▶ [Problem description]
Retype all of the listing exactly, passing over any picture you find.
***** Material to process
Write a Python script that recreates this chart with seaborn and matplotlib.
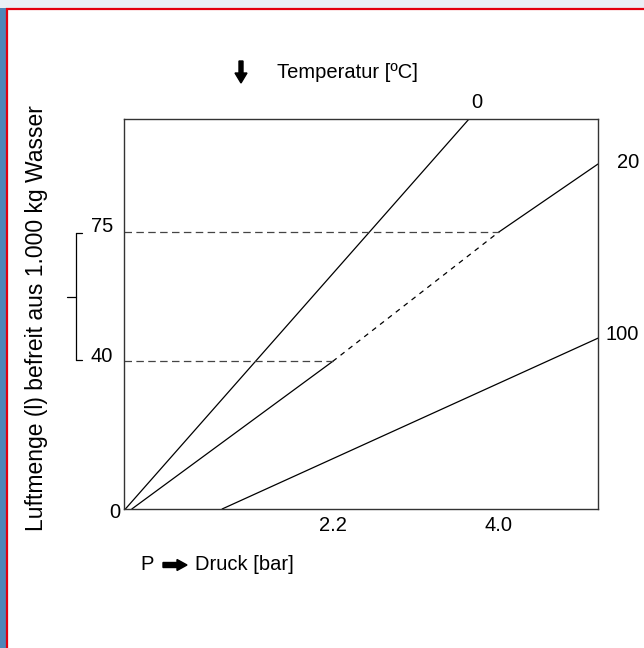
import matplotlib
matplotlib.use("Agg")
import matplotlib.pyplot as plt
from matplotlib.patches import FancyArrow, Rectangle
import seaborn as sns

# --- Daten ---
temperaturen = ["0", "20", "100"]
druck_0 = [-0.05, 3.68]
luft_0 = [0, 105.7]
druck_20 = [0.02, 2.2, 4.0, 5.08]
luft_20 = [0, 40, 75, 93.5]
druck_100 = [1.0, 5.08]
luft_100 = [0, 46.3]
ref_druck = [2.2, 4.0]
ref_luft = [40, 75]
druck_ticks = ["2.2", "4.0"]
luft_ticks = ["40", "75"]

W, H = 644, 648


def fx(px):
    return px / W


def fy(py):
    return 1 - py / H


sns.set_style("white")
plt.rcParams['font.family'] = ['Liberation Sans', 'DejaVu Sans']
plt.rcParams['text.color'] = 'black'
plt.rcParams['xtick.color'] = 'black'
FS = 14.5

fig = plt.figure(figsize=(W / 100, H / 100), dpi=100)

# Hintergrund / roter Rahmen
fig.patches.append(Rectangle((0, 0), fx(7), 1, transform=fig.transFigure,
                             facecolor='#4f86b8', edgecolor='none', zorder=0))
fig.patches.append(Rectangle((0, fy(8)), 1, 8 / H, transform=fig.transFigure,
                             facecolor='#eaf0f6', edgecolor='none', zorder=0))
fig.patches.append(Rectangle((fx(7), -0.01), 1, fy(9) + 0.01, transform=fig.transFigure,
                             facecolor='white', edgecolor='#e3000f', lw=1.6, zorder=0.5))

ax = fig.add_axes([fx(124), fy(509), fx(598) - fx(124), (509 - 119) / H])
ax.set_zorder(2)
ax.patch.set_alpha(0)

kw = dict(ax=ax, color='black', lw=0.9, sort=False, estimator=None, legend=False)
sns.lineplot(x=druck_0, y=luft_0, **kw)
sns.lineplot(x=druck_20[:2], y=luft_20[:2], **kw)
sns.lineplot(x=druck_20[1:3], y=luft_20[1:3], linestyle=(0, (4, 4)), **kw)
sns.lineplot(x=druck_20[2:], y=luft_20[2:], **kw)
sns.lineplot(x=druck_100, y=luft_100, **kw)

# gestrichelte Hilfslinien
x0 = -0.065
for d, l in zip(ref_druck, ref_luft):
    ax.plot([x0, d], [l, l], color='#444444', lw=0.9, linestyle=(0, (6, 3.5)))

ax.set_xlim(x0, 5.08)
ax.set_ylim(0, 105.7)
ax.set_xticks(ref_druck)
ax.set_xticklabels(druck_ticks, fontsize=FS)
ax.set_yticks([])
ax.tick_params(axis='x', length=0, pad=5)
for s in ax.spines.values():
    s.set_visible(True)
    s.set_color('#333333')
    s.set_linewidth(1.0)

# Beschriftungen der Temperaturlinien
for t, (px, py) in zip(temperaturen, [(477, 103), (628, 163), (622, 335)]):
    fig.text(fx(px), fy(py), t, fontsize=FS, ha='center', va='center')

# y-Werte mit Klammer
fig.text(fx(115), fy(512), "0", fontsize=FS, ha='center', va='center')
for t, py in zip(luft_ticks, [356, 227]):
    fig.text(fx(102), fy(py), t, fontsize=FS, ha='center', va='center')
bx = fx(76)
for xs, ys in [([bx, bx], [233, 360]), ([bx, fx(82)], [233, 233]),
               ([bx, fx(82)], [360, 360]), ([fx(67), bx], [297, 297])]:
    fig.add_artist(plt.Line2D(xs, [fy(v) for v in ys], transform=fig.transFigure,
                              color='black', lw=0.9, zorder=3))

# Achsentitel
fig.text(fx(37), fy(318), "Luftmenge (l) befreit aus 1.000 kg Wasser", rotation=90,
         fontsize=16.5, ha='center', va='center')
fig.text(fx(277), fy(73), "Temperatur [ºC]", fontsize=FS, ha='left', va='center')
fig.add_artist(FancyArrow(fx(241), fy(61), 0, -(83 - 61 - 10) / H, width=4 / W, head_width=12 / W,
                          head_length=10 / H, transform=fig.transFigure,
                          color='black', zorder=5))
fig.text(fx(140), fy(565), "P", fontsize=FS, ha='left', va='center')
fig.add_artist(FancyArrow(fx(163), fy(565), 14 / W, 0, width=5 / H, head_width=11 / H,
                          head_length=10 / W, transform=fig.transFigure, color='black', zorder=5))
fig.text(fx(195), fy(565), "Druck [bar]", fontsize=FS, ha='left', va='center')

fig.savefig("out.png", dpi=100)
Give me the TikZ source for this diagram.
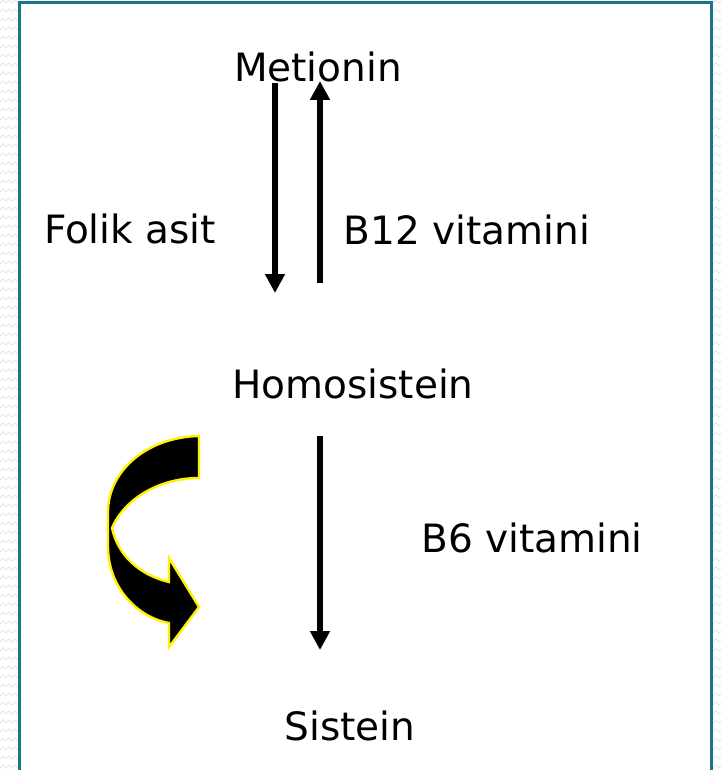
\documentclass[tikz,border=0pt]{standalone}
\usepackage{fontspec}
\setmainfont{DejaVu Sans}
\usetikzlibrary{arrows.meta}
\definecolor{frameteal}{RGB}{28,115,138}
\definecolor{zig}{RGB}{230,230,230}
\tikzset{
  lbl/.style={anchor=base, inner sep=0pt, font=\fontsize{39}{44}\selectfont},
  rxn/.style={line width=5.5pt, -{Triangle[width=19pt,length=19pt]}},
  curvy/.style={fill=black, draw=yellow, line width=2.4pt, line join=miter},
}
\begin{document}
\begin{tikzpicture}[x=1pt,y=-1pt]
\useasboundingbox[fill=white] (0,0) rectangle (720,770);
% side pattern
\foreach \yy in {0,9,...,770}{
  \draw[zig, line width=1pt] (0,\yy+3) -- (3,\yy) -- (6,\yy+3) -- (9,\yy) -- (12,\yy+3) -- (15,\yy) -- (18,\yy+3);
  \draw[zig, line width=1pt] (713,\yy+3) -- (716,\yy) -- (719,\yy+3) -- (722,\yy);
}
% frame
\draw[frameteal, line width=3pt] (19.5,775) -- (19.5,3) -- (711,3) -- (711,775);
% labels
\node[lbl] (met) at (318,82) {Metionin};
\node[lbl] (fol) at (130,243) {Folik asit};
\node[lbl] (b12) at (467,244) {B12 vitamini};
\node[lbl] (hom) at (353,398) {Homosistein};
\node[lbl] (b6) at (532,552) {B6 vitamini};
\node[lbl] (sis) at (350,740) {Sistein};
% arrow endpoints
\coordinate (a1s) at (275,83);
\coordinate (a1e) at (275,293);
\coordinate (a2s) at (320,283);
\coordinate (a2e) at (320,81);
\coordinate (a3s) at (320,436);
\coordinate (a3e) at (320,650);
\draw[rxn] (a1s) -- (a1e);
\draw[rxn] (a2s) -- (a2e);
\draw[rxn] (a3s) -- (a3e);
% curved block arrow
\draw[curvy] (199,436)
  .. controls (148,437) and (108,470) .. (108,512)
  -- (108,546)
  .. controls (108,590) and (140,618) .. (169,623)
  -- (169,647) -- (199,607) -- (169,558) -- (169,582)
  .. controls (140,575) and (118,556) .. (112,528)
  .. controls (125,498) and (160,478) .. (199,478)
  -- cycle;
\end{tikzpicture}
\end{document}
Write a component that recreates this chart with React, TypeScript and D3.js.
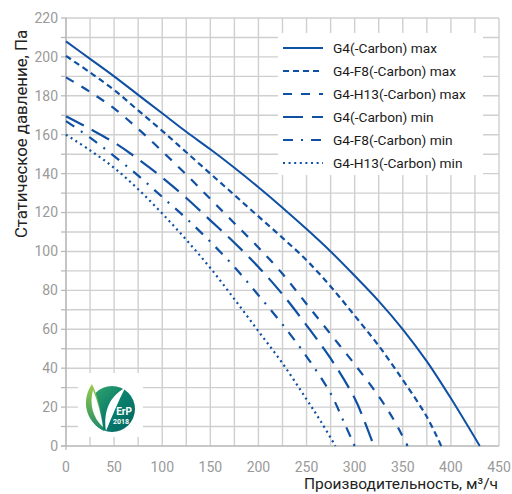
**********
▶ [Correct result]
Write a Python script that recreates this chart with seaborn and matplotlib.
import matplotlib
matplotlib.use("Agg")
import matplotlib.pyplot as plt
from matplotlib.patches import FancyArrow, Rectangle
import seaborn as sns

# --- Daten ---
temperaturen = ["0", "20", "100"]
druck_0 = [-0.05, 3.68]
luft_0 = [0, 105.7]
druck_20 = [0.02, 2.2, 4.0, 5.08]
luft_20 = [0, 40, 75, 93.5]
druck_100 = [1.0, 5.08]
luft_100 = [0, 46.3]
ref_druck = [2.2, 4.0]
ref_luft = [40, 75]
druck_ticks = ["2.2", "4.0"]
luft_ticks = ["40", "75"]

W, H = 644, 648


def fx(px):
    return px / W


def fy(py):
    return 1 - py / H


sns.set_style("white")
plt.rcParams['font.family'] = ['Liberation Sans', 'DejaVu Sans']
plt.rcParams['text.color'] = 'black'
plt.rcParams['xtick.color'] = 'black'
FS = 14.5

fig = plt.figure(figsize=(W / 100, H / 100), dpi=100)

# Hintergrund / roter Rahmen
fig.patches.append(Rectangle((0, 0), fx(7), 1, transform=fig.transFigure,
                             facecolor='#4f86b8', edgecolor='none', zorder=0))
fig.patches.append(Rectangle((0, fy(8)), 1, 8 / H, transform=fig.transFigure,
                             facecolor='#eaf0f6', edgecolor='none', zorder=0))
fig.patches.append(Rectangle((fx(7), -0.01), 1, fy(9) + 0.01, transform=fig.transFigure,
                             facecolor='white', edgecolor='#e3000f', lw=1.6, zorder=0.5))

ax = fig.add_axes([fx(124), fy(509), fx(598) - fx(124), (509 - 119) / H])
ax.set_zorder(2)
ax.patch.set_alpha(0)

kw = dict(ax=ax, color='black', lw=0.9, sort=False, estimator=None, legend=False)
sns.lineplot(x=druck_0, y=luft_0, **kw)
sns.lineplot(x=druck_20[:2], y=luft_20[:2], **kw)
sns.lineplot(x=druck_20[1:3], y=luft_20[1:3], linestyle=(0, (4, 4)), **kw)
sns.lineplot(x=druck_20[2:], y=luft_20[2:], **kw)
sns.lineplot(x=druck_100, y=luft_100, **kw)

# gestrichelte Hilfslinien
x0 = -0.065
for d, l in zip(ref_druck, ref_luft):
    ax.plot([x0, d], [l, l], color='#444444', lw=0.9, linestyle=(0, (6, 3.5)))

ax.set_xlim(x0, 5.08)
ax.set_ylim(0, 105.7)
ax.set_xticks(ref_druck)
ax.set_xticklabels(druck_ticks, fontsize=FS)
ax.set_yticks([])
ax.tick_params(axis='x', length=0, pad=5)
for s in ax.spines.values():
    s.set_visible(True)
    s.set_color('#333333')
    s.set_linewidth(1.0)

# Beschriftungen der Temperaturlinien
for t, (px, py) in zip(temperaturen, [(477, 103), (628, 163), (622, 335)]):
    fig.text(fx(px), fy(py), t, fontsize=FS, ha='center', va='center')

# y-Werte mit Klammer
fig.text(fx(115), fy(512), "0", fontsize=FS, ha='center', va='center')
for t, py in zip(luft_ticks, [356, 227]):
    fig.text(fx(102), fy(py), t, fontsize=FS, ha='center', va='center')
bx = fx(76)
for xs, ys in [([bx, bx], [233, 360]), ([bx, fx(82)], [233, 233]),
               ([bx, fx(82)], [360, 360]), ([fx(67), bx], [297, 297])]:
    fig.add_artist(plt.Line2D(xs, [fy(v) for v in ys], transform=fig.transFigure,
                              color='black', lw=0.9, zorder=3))

# Achsentitel
fig.text(fx(37), fy(318), "Luftmenge (l) befreit aus 1.000 kg Wasser", rotation=90,
         fontsize=16.5, ha='center', va='center')
fig.text(fx(277), fy(73), "Temperatur [ºC]", fontsize=FS, ha='left', va='center')
fig.add_artist(FancyArrow(fx(241), fy(61), 0, -(83 - 61 - 10) / H, width=4 / W, head_width=12 / W,
                          head_length=10 / H, transform=fig.transFigure,
                          color='black', zorder=5))
fig.text(fx(140), fy(565), "P", fontsize=FS, ha='left', va='center')
fig.add_artist(FancyArrow(fx(163), fy(565), 14 / W, 0, width=5 / H, head_width=11 / H,
                          head_length=10 / W, transform=fig.transFigure, color='black', zorder=5))
fig.text(fx(195), fy(565), "Druck [bar]", fontsize=FS, ha='left', va='center')

fig.savefig("out.png", dpi=100)
Give me the TikZ source for this diagram.
\documentclass[tikz,border=0pt]{standalone}
\usepackage{fontspec}
\setmainfont{DejaVu Sans}
\usetikzlibrary{arrows.meta}
\definecolor{frameteal}{RGB}{28,115,138}
\definecolor{zig}{RGB}{230,230,230}
\tikzset{
  lbl/.style={anchor=base, inner sep=0pt, font=\fontsize{39}{44}\selectfont},
  rxn/.style={line width=5.5pt, -{Triangle[width=19pt,length=19pt]}},
  curvy/.style={fill=black, draw=yellow, line width=2.4pt, line join=miter},
}
\begin{document}
\begin{tikzpicture}[x=1pt,y=-1pt]
\useasboundingbox[fill=white] (0,0) rectangle (720,770);
% side pattern
\foreach \yy in {0,9,...,770}{
  \draw[zig, line width=1pt] (0,\yy+3) -- (3,\yy) -- (6,\yy+3) -- (9,\yy) -- (12,\yy+3) -- (15,\yy) -- (18,\yy+3);
  \draw[zig, line width=1pt] (713,\yy+3) -- (716,\yy) -- (719,\yy+3) -- (722,\yy);
}
% frame
\draw[frameteal, line width=3pt] (19.5,775) -- (19.5,3) -- (711,3) -- (711,775);
% labels
\node[lbl] (met) at (318,82) {Metionin};
\node[lbl] (fol) at (130,243) {Folik asit};
\node[lbl] (b12) at (467,244) {B12 vitamini};
\node[lbl] (hom) at (353,398) {Homosistein};
\node[lbl] (b6) at (532,552) {B6 vitamini};
\node[lbl] (sis) at (350,740) {Sistein};
% arrow endpoints
\coordinate (a1s) at (275,83);
\coordinate (a1e) at (275,293);
\coordinate (a2s) at (320,283);
\coordinate (a2e) at (320,81);
\coordinate (a3s) at (320,436);
\coordinate (a3e) at (320,650);
\draw[rxn] (a1s) -- (a1e);
\draw[rxn] (a2s) -- (a2e);
\draw[rxn] (a3s) -- (a3e);
% curved block arrow
\draw[curvy] (199,436)
  .. controls (148,437) and (108,470) .. (108,512)
  -- (108,546)
  .. controls (108,590) and (140,618) .. (169,623)
  -- (169,647) -- (199,607) -- (169,558) -- (169,582)
  .. controls (140,575) and (118,556) .. (112,528)
  .. controls (125,498) and (160,478) .. (199,478)
  -- cycle;
\end{tikzpicture}
\end{document}
Write a component that recreates this chart with React, TypeScript and D3.js.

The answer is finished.